What is being asked => Give the listing again exactly, omitting its images.
=======
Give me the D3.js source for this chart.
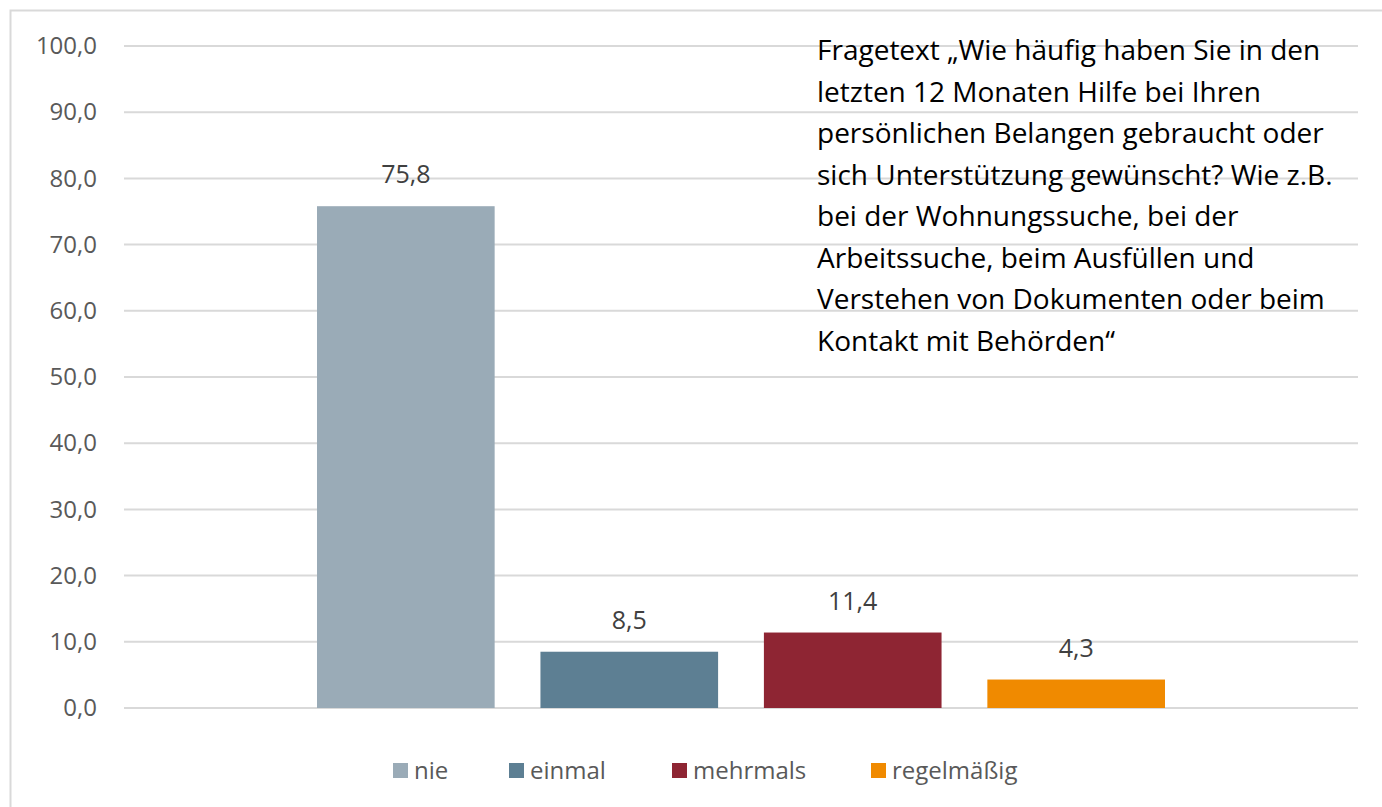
<!DOCTYPE html>
<html>
<head>
<meta charset="utf-8">
<script src="https://cdn.jsdelivr.net/npm/d3@7"></script>
<style>
  body { margin: 0; background: #fff; }
  svg { font-family: "Open Sans", "Noto Sans", sans-serif; }
</style>
</head>
<body>
<div id="chart"></div>
<script>
// data
const series = ["nie", "einmal", "mehrmals", "regelmäßig"];
const values = [75.8, 8.5, 11.4, 4.3];
const colors = ["#9aabb7", "#5d7f93", "#8e2533", "#f08a00"];
const yTicks = [0, 10, 20, 30, 40, 50, 60, 70, 80, 90, 100];
const noteLines = [
  "Fragetext „Wie häufig haben Sie in den",
  "letzten 12 Monaten Hilfe bei Ihren",
  "persönlichen Belangen gebraucht oder",
  "sich Unterstützung gewünscht? Wie z.B.",
  "bei der Wohnungssuche, bei der",
  "Arbeitssuche, beim Ausfüllen und",
  "Verstehen von Dokumenten oder beim",
  "Kontakt mit Behörden“"
];

const width = 1382, height = 807;
const margin = {top: 46, right: 24, bottom: 99, left: 124};
const innerW = width - margin.left - margin.right;
const innerH = height - margin.top - margin.bottom;

const svg = d3.select("#chart").append("svg")
    .attr("width", width)
    .attr("height", height);

// chart border
svg.append("rect")
    .attr("x", 10.5).attr("y", 10.5)
    .attr("width", width + 20).attr("height", height + 20)
    .attr("fill", "none")
    .attr("stroke", "#d9d9d9")
    .attr("stroke-width", 2);

const g = svg.append("g")
    .attr("transform", `translate(${margin.left},${margin.top})`);

// scales
const yScale = d3.scaleLinear().domain([0, 100]).range([innerH, 0]);
const groupScale = d3.scaleBand().domain(["all"]).range([0, innerW]);
const xScale = d3.scaleBand()
    .domain(series)
    .range([groupScale("all") + 193, groupScale("all") + groupScale.bandwidth() - 193])
    .paddingInner(0.205);

// gridlines
g.append("g")
  .selectAll("line")
  .data(yTicks)
  .enter().append("line")
    .attr("x1", 0).attr("x2", innerW)
    .attr("y1", d => yScale(d)).attr("y2", d => yScale(d))
    .attr("stroke", "#d9d9d9")
    .attr("stroke-width", 2);

// y axis
const yAxis = d3.axisLeft(yScale)
    .tickValues(yTicks)
    .tickSize(0)
    .tickPadding(27)
    .tickFormat(d => d3.format(".1f")(d).replace(".", ","));

g.append("g")
    .call(yAxis)
    .call(s => s.select(".domain").remove())
    .selectAll("text")
      .attr("fill", "#595959")
      .style("font-size", "24px")
      .style("font-family", "'Open Sans', sans-serif");

// bars
g.selectAll("rect.bar")
  .data(values)
  .enter().append("rect")
    .attr("class", "bar")
    .attr("x", (d, i) => xScale(series[i]))
    .attr("y", d => yScale(d))
    .attr("width", xScale.bandwidth())
    .attr("height", d => innerH - yScale(d))
    .attr("fill", (d, i) => colors[i]);

// data labels
g.selectAll("text.label")
  .data(values)
  .enter().append("text")
    .attr("class", "label")
    .attr("x", (d, i) => xScale(series[i]) + xScale.bandwidth() / 2)
    .attr("y", d => yScale(d) - 23)
    .attr("text-anchor", "middle")
    .attr("fill", "#404040")
    .style("font-size", "25px")
    .text(d => d3.format(".1f")(d).replace(".", ","));

// annotation text
const note = svg.append("text")
    .attr("x", 817)
    .attr("y", 60)
    .attr("fill", "#000")
    .style("font-size", "28px");
note.selectAll("tspan")
  .data(noteLines)
  .enter().append("tspan")
    .attr("x", 817)
    .attr("dy", (d, i) => i === 0 ? 0 : 41.5)
    .text(d => d);

// legend
const legendX = [393, 509, 672, 871];
const legend = svg.append("g");
const item = legend.selectAll("g")
  .data(series)
  .enter().append("g")
    .attr("transform", (d, i) => `translate(${legendX[i]},763)`);
item.append("rect")
    .attr("width", 15).attr("height", 15)
    .attr("fill", (d, i) => colors[i]);
item.append("text")
    .attr("x", 21).attr("y", 16)
    .attr("fill", "#595959")
    .style("font-size", "24px")
    .text(d => d);
</script>
</body>
</html>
=======
Exercise answer =>
Give me the D3.js source for this chart.
<!DOCTYPE html>
<html>
<head>
<meta charset="utf-8">
<script src="https://cdn.jsdelivr.net/npm/d3@7"></script>
<style>
  body { margin: 0; background: #fff; }
  svg { font-family: "Open Sans", "Noto Sans", sans-serif; }
</style>
</head>
<body>
<div id="chart"></div>
<script>
// data
const series = ["nie", "einmal", "mehrmals", "regelmäßig"];
const values = [75.8, 8.5, 11.4, 4.3];
const colors = ["#9aabb7", "#5d7f93", "#8e2533", "#f08a00"];
const yTicks = [0, 10, 20, 30, 40, 50, 60, 70, 80, 90, 100];
const noteLines = [
  "Fragetext „Wie häufig haben Sie in den",
  "letzten 12 Monaten Hilfe bei Ihren",
  "persönlichen Belangen gebraucht oder",
  "sich Unterstützung gewünscht? Wie z.B.",
  "bei der Wohnungssuche, bei der",
  "Arbeitssuche, beim Ausfüllen und",
  "Verstehen von Dokumenten oder beim",
  "Kontakt mit Behörden“"
];

const width = 1382, height = 807;
const margin = {top: 46, right: 24, bottom: 99, left: 124};
const innerW = width - margin.left - margin.right;
const innerH = height - margin.top - margin.bottom;

const svg = d3.select("#chart").append("svg")
    .attr("width", width)
    .attr("height", height);

// chart border
svg.append("rect")
    .attr("x", 10.5).attr("y", 10.5)
    .attr("width", width + 20).attr("height", height + 20)
    .attr("fill", "none")
    .attr("stroke", "#d9d9d9")
    .attr("stroke-width", 2);

const g = svg.append("g")
    .attr("transform", `translate(${margin.left},${margin.top})`);

// scales
const yScale = d3.scaleLinear().domain([0, 100]).range([innerH, 0]);
const groupScale = d3.scaleBand().domain(["all"]).range([0, innerW]);
const xScale = d3.scaleBand()
    .domain(series)
    .range([groupScale("all") + 193, groupScale("all") + groupScale.bandwidth() - 193])
    .paddingInner(0.205);

// gridlines
g.append("g")
  .selectAll("line")
  .data(yTicks)
  .enter().append("line")
    .attr("x1", 0).attr("x2", innerW)
    .attr("y1", d => yScale(d)).attr("y2", d => yScale(d))
    .attr("stroke", "#d9d9d9")
    .attr("stroke-width", 2);

// y axis
const yAxis = d3.axisLeft(yScale)
    .tickValues(yTicks)
    .tickSize(0)
    .tickPadding(27)
    .tickFormat(d => d3.format(".1f")(d).replace(".", ","));

g.append("g")
    .call(yAxis)
    .call(s => s.select(".domain").remove())
    .selectAll("text")
      .attr("fill", "#595959")
      .style("font-size", "24px")
      .style("font-family", "'Open Sans', sans-serif");

// bars
g.selectAll("rect.bar")
  .data(values)
  .enter().append("rect")
    .attr("class", "bar")
    .attr("x", (d, i) => xScale(series[i]))
    .attr("y", d => yScale(d))
    .attr("width", xScale.bandwidth())
    .attr("height", d => innerH - yScale(d))
    .attr("fill", (d, i) => colors[i]);

// data labels
g.selectAll("text.label")
  .data(values)
  .enter().append("text")
    .attr("class", "label")
    .attr("x", (d, i) => xScale(series[i]) + xScale.bandwidth() / 2)
    .attr("y", d => yScale(d) - 23)
    .attr("text-anchor", "middle")
    .attr("fill", "#404040")
    .style("font-size", "25px")
    .text(d => d3.format(".1f")(d).replace(".", ","));

// annotation text
const note = svg.append("text")
    .attr("x", 817)
    .attr("y", 60)
    .attr("fill", "#000")
    .style("font-size", "28px");
note.selectAll("tspan")
  .data(noteLines)
  .enter().append("tspan")
    .attr("x", 817)
    .attr("dy", (d, i) => i === 0 ? 0 : 41.5)
    .text(d => d);

// legend
const legendX = [393, 509, 672, 871];
const legend = svg.append("g");
const item = legend.selectAll("g")
  .data(series)
  .enter().append("g")
    .attr("transform", (d, i) => `translate(${legendX[i]},763)`);
item.append("rect")
    .attr("width", 15).attr("height", 15)
    .attr("fill", (d, i) => colors[i]);
item.append("text")
    .attr("x", 21).attr("y", 16)
    .attr("fill", "#595959")
    .style("font-size", "24px")
    .text(d => d);
</script>
</body>
</html>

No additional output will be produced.